About E. coli Blog
E. coli and Spinach and Lettuce – this time E. coli O145 – same problems, same outcomes
E. coli O157:H7 outbreaks associated with lettuce or spinach, specifically the "pre-washed" and "ready-to-eat" varieties sold under various brand and trade names, are clearly by no means a new phenomenon. The FDA efforts to lead the lettuce industry to safer practices were nothing new. In 1998, the FDA issued guidance to the industry entitled "Guide to Minimize Microbial Food Safety Hazards for Fruits and Vegetables." The guide is specifically designed to assist growers and packers in the implementation of safer manufacturing practices. On February 5, 2004, the FDA wrote a letter to the lettuce and tomato industries to voice its concern about the frequent outbreaks linked to those products. In the letter, the FDA counted 14 such outbreaks since 1996 that it had investigated. Among other things, the letter stated:
In view of continuing outbreaks associated with fresh lettuce and fresh tomatoes, we strongly encourage firms in your industries to review their current operations in light of the agency’s guidance for minimizing microbial food safety hazards in fresh lettuce and fresh tomatoes, as well as other available information regarding pathogen reduction or elimination on fresh produce. We further encourage these firms to consider modifying their operations accordingly, to ensure that they are taking the appropriate measures to provide a safe product to the consumer. Since the available information concerning some of the recent outbreaks does not definitively identify the point of origin of the contamination, we recommend that firms from the farm level through the distribution level undertake these steps.

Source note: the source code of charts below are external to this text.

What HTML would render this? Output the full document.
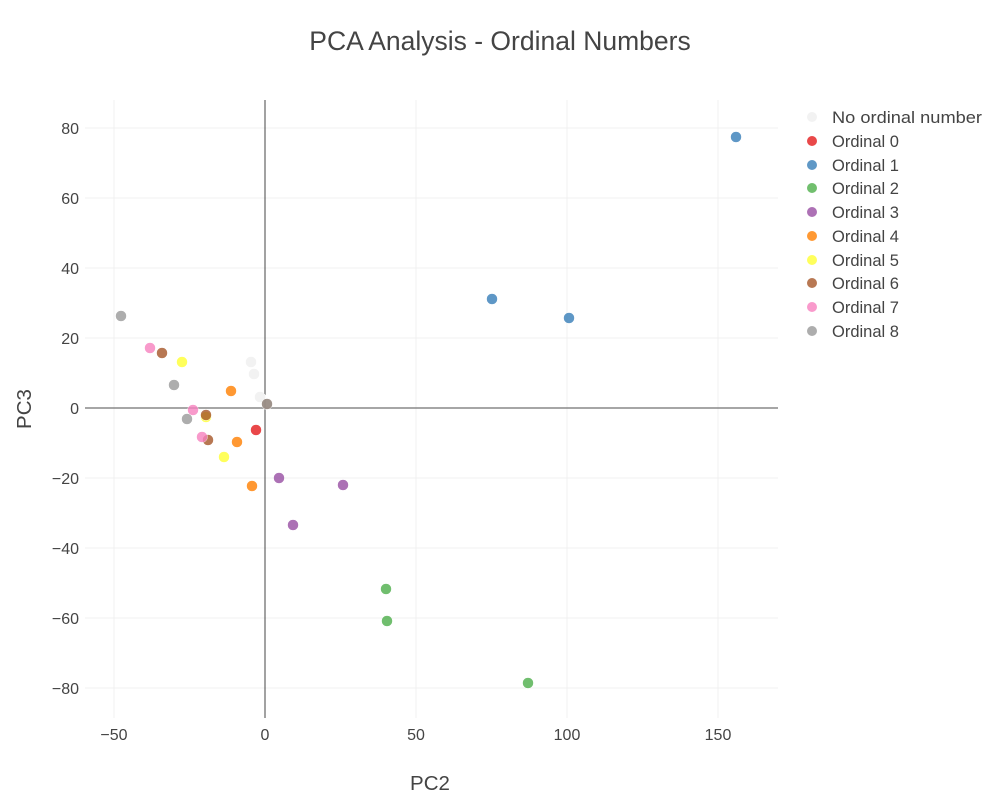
<!DOCTYPE html><html><head><style>body{margin:0;background:#fff}svg text{font-family:"Liberation Sans",sans-serif;fill:#444}</style></head><body>
<svg width="1000" height="800" xmlns="http://www.w3.org/2000/svg">
<text x="500" y="50" font-size="26.5" text-anchor="middle">PCA Analysis - Ordinal Numbers</text>
<g stroke="#f0f0f0" stroke-width="1">
<line x1="114" y1="100" x2="114" y2="718"/><line x1="416" y1="100" x2="416" y2="718"/><line x1="567" y1="100" x2="567" y2="718"/><line x1="718" y1="100" x2="718" y2="718"/>
<line x1="85" y1="128" x2="778" y2="128"/><line x1="85" y1="198" x2="778" y2="198"/><line x1="85" y1="268" x2="778" y2="268"/><line x1="85" y1="338" x2="778" y2="338"/><line x1="85" y1="478" x2="778" y2="478"/><line x1="85" y1="548" x2="778" y2="548"/><line x1="85" y1="618" x2="778" y2="618"/><line x1="85" y1="688" x2="778" y2="688"/>
</g>
<line x1="265" y1="100" x2="265" y2="718" stroke="#444" stroke-width="1"/>
<line x1="85" y1="408" x2="778" y2="408" stroke="#888" stroke-width="1.5"/>
<g font-size="16" text-anchor="middle">
<text x="114" y="740">−50</text><text x="265" y="740">0</text><text x="416" y="740">50</text><text x="567" y="740">100</text><text x="718" y="740">150</text>
</g>
<g font-size="16" text-anchor="end">
<text x="79" y="134">80</text><text x="79" y="204">60</text><text x="79" y="274">40</text><text x="79" y="344">20</text><text x="79" y="414">0</text><text x="79" y="484">−20</text><text x="79" y="554">−40</text><text x="79" y="624">−60</text><text x="79" y="694">−80</text>
</g>
<text x="430" y="790" font-size="20.5" text-anchor="middle">PC2</text>
<text x="31" y="409" font-size="20.5" text-anchor="middle" transform="rotate(-90 31 409)">PC3</text>
<g stroke="#fff" stroke-width="0.5">
<circle cx="251" cy="362" r="5.5" fill="#f2f2f2"/><circle cx="254" cy="374" r="5.5" fill="#f2f2f2"/><circle cx="260" cy="397" r="5.5" fill="#f2f2f2"/>
<circle cx="256" cy="430" r="5.5" fill="#e41a1c" opacity=".8"/>
<circle cx="492" cy="299" r="5.5" fill="#377eb8" opacity=".8"/><circle cx="569" cy="318" r="5.5" fill="#377eb8" opacity=".8"/><circle cx="736" cy="137" r="5.5" fill="#377eb8" opacity=".8"/>
<circle cx="386" cy="589" r="5.5" fill="#4daf4a" opacity=".8"/><circle cx="387" cy="621" r="5.5" fill="#4daf4a" opacity=".8"/><circle cx="528" cy="683" r="5.5" fill="#4daf4a" opacity=".8"/>
<circle cx="279" cy="478" r="5.5" fill="#984ea3" opacity=".8"/><circle cx="343" cy="485" r="5.5" fill="#984ea3" opacity=".8"/><circle cx="293" cy="525" r="5.5" fill="#984ea3" opacity=".8"/>
<circle cx="231" cy="391" r="5.5" fill="#ff7f00" opacity=".8"/><circle cx="237" cy="442" r="5.5" fill="#ff7f00" opacity=".8"/><circle cx="252" cy="486" r="5.5" fill="#ff7f00" opacity=".8"/>
<circle cx="182" cy="362" r="5.5" fill="#ffff33" opacity=".8"/><circle cx="206" cy="417" r="5.5" fill="#ffff33" opacity=".8"/><circle cx="224" cy="457" r="5.5" fill="#ffff33" opacity=".8"/>
<circle cx="162" cy="353" r="5.5" fill="#a65628" opacity=".8"/><circle cx="206" cy="415" r="5.5" fill="#a65628" opacity=".8"/><circle cx="208" cy="440" r="5.5" fill="#a65628" opacity=".8"/><circle cx="267" cy="404" r="5.5" fill="#a65628" opacity=".8"/>
<circle cx="150" cy="348" r="5.5" fill="#f781bf" opacity=".8"/><circle cx="193" cy="410" r="5.5" fill="#f781bf" opacity=".8"/><circle cx="202" cy="437" r="5.5" fill="#f781bf" opacity=".8"/>
<circle cx="121" cy="316" r="5.5" fill="#999" opacity=".8"/><circle cx="174" cy="385" r="5.5" fill="#999" opacity=".8"/><circle cx="187" cy="419" r="5.5" fill="#999" opacity=".8"/><circle cx="267" cy="404" r="5.5" fill="#999" opacity=".8"/>
</g>
<g font-size="16.5">
<circle cx="812" cy="117" r="5" fill="#f2f2f2"/><text x="832" y="123" textLength="150" lengthAdjust="spacingAndGlyphs">No ordinal number</text>
<circle cx="812" cy="141" r="5" fill="#e41a1c" opacity=".8"/><text x="832" y="147">Ordinal 0</text>
<circle cx="812" cy="165" r="5" fill="#377eb8" opacity=".8"/><text x="832" y="171">Ordinal 1</text>
<circle cx="812" cy="188" r="5" fill="#4daf4a" opacity=".8"/><text x="832" y="194">Ordinal 2</text>
<circle cx="812" cy="212" r="5" fill="#984ea3" opacity=".8"/><text x="832" y="218">Ordinal 3</text>
<circle cx="812" cy="236" r="5" fill="#ff7f00" opacity=".8"/><text x="832" y="242">Ordinal 4</text>
<circle cx="812" cy="260" r="5" fill="#ffff33" opacity=".8"/><text x="832" y="266">Ordinal 5</text>
<circle cx="812" cy="283" r="5" fill="#a65628" opacity=".8"/><text x="832" y="289">Ordinal 6</text>
<circle cx="812" cy="307" r="5" fill="#f781bf" opacity=".8"/><text x="832" y="313">Ordinal 7</text>
<circle cx="812" cy="331" r="5" fill="#999" opacity=".8"/><text x="832" y="337">Ordinal 8</text>
</g>
</svg></body></html>
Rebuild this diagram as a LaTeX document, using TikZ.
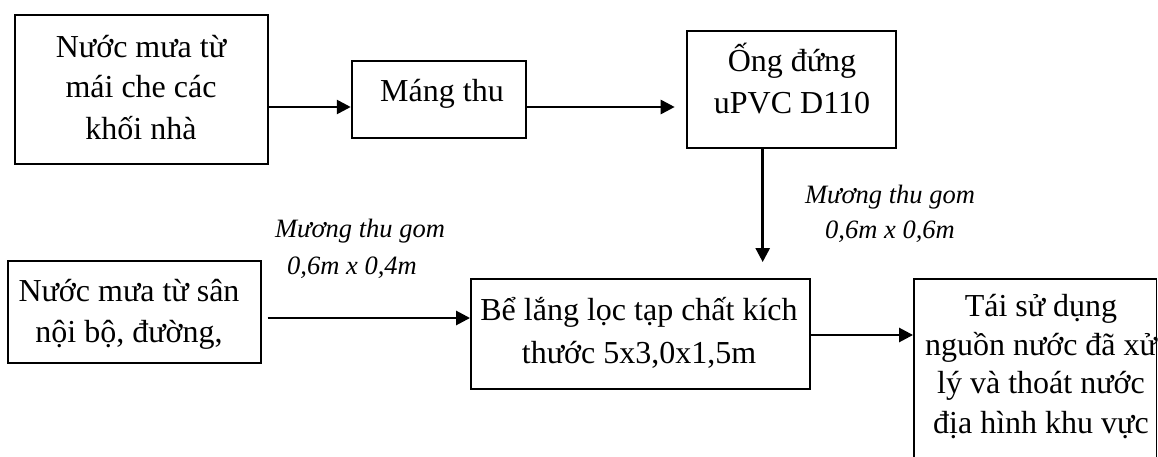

After an outbreak involving Dole lettuce, in November 2005, the FDA elucidated its past efforts and present concerns in its "Letter to California (should have added Arizona) Firms that Grow, Pack, Process, or Ship Fresh and Fresh-Cut Lettuce." The letter began:
This letter is intended to make you aware of the Food and Drug Administration’s (FDA’s) serious concern with the continuing outbreaks of food borne illness associated with the consumption of fresh and fresh-cut lettuce and other leafy greens.
The FDA went on to identify 18 outbreaks of E. coli O157:H7 associated with fresh or fresh-cut lettuce, resulting in 409 illnesses and two deaths since 1995. According to the FDA, completed trace back investigations in eight of the outbreaks “the 2005 Dole outbreak included” were traced to Salinas, California. The FDA further states that the industry’s role in preventing these illnesses is crucial because "these products are commonly consumed in their raw state without processing to reduce or eliminate pathogens."
The 2005 Dole outbreak prompted even more industry-admonition by the FDA: "In light of continuing outbreaks associated with fresh and fresh-cut lettuce and other leafy greens, particularly from California, we are issuing this second letter to reiterate our concerns and to strongly encourage firms in your industry to review their current operations." This November 2005 FDA letter explicitly rejected industry excuses for not having taken prior action. Further, the FDA cited to research linking some or all of the outbreaks to sewage exposure, animal waste, and other contaminated water sources. The research further indicated that industry practices, including irrigation and field drainage methods, might have led directly to the contamination of the lettuce with E. coli O157:H7. As a result the FDA stated that it considers "adulterated" any ready to eat crops that have come in contact with flood waters. The FDA closed by warning industry members that food produced under unsanitary conditions is adulterated under ß402 (a)(4) of the Food, Drug, and Cosmetic Act, and that enforcement actions would be considered.
And, then we had the massive Dole spinach E. coli case that sickened 205 and killed five in 2006. So, how far have we actually come? Since Dole 2006 there has been Taco Bell, Taco Johns, Aunt Mids and many others that never saw the light of an investigation (primarily due to a lack of funding by FDA and California).